I contacted the company about the reserve assumed and got a straight answer; it’s a 30 minutes VFR reserve.
The tables show the reality of where we are today and tomorrow. My conclusion is; if an IFR flight would be required, the P-VOLT is a non-starter as there is no energy for any alternate (it has to come out of the route energy, and this is tight to the point of non-usable).
The above mass realities and drag trades explain why upgrading an existing fueled aircraft with battery or hybrid powertrains results in large payload and range losses. The span and structural strength are not there to compensate for any increases in mass, so the weight increase of an alternative powertrain with energy store will hit the payload.
At the end of the day, an increase in mass hits energy consumption, and it makes a hybrid consume more fuel than the design it replaces. This is only evident when every aspect is covered, and the final mass and drag bill is run in a competent flight model (or a functional prototype).
Typically after about a year or two, the projects go quiet about their initial lofty claims and then follow a total silence, or it seeps through hydrogen is studied.

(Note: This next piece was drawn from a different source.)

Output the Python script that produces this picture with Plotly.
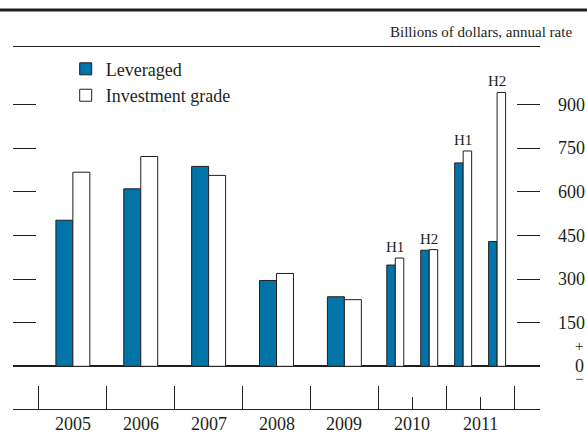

We will model the energy consumption of some typical aircraft in the following Parts. I wanted to do this recap, as we can then avoid the base discussion of why the alternative aircraft consumes more energy than the ones they replace.
For those that think new, ingenious aerodynamic concepts (like multiple propellers) will fix the above, type in ePlane in the search box top right and read from Part 4. None of these concepts helps us; most tax the budget further.
Part 3 of the ePlane series describes the perhaps only propulsive change we can do which will have a positive effect; the Open Rotor. I will cover the CFM RISE project later in the series. Part 3 describes the runup work to RISE.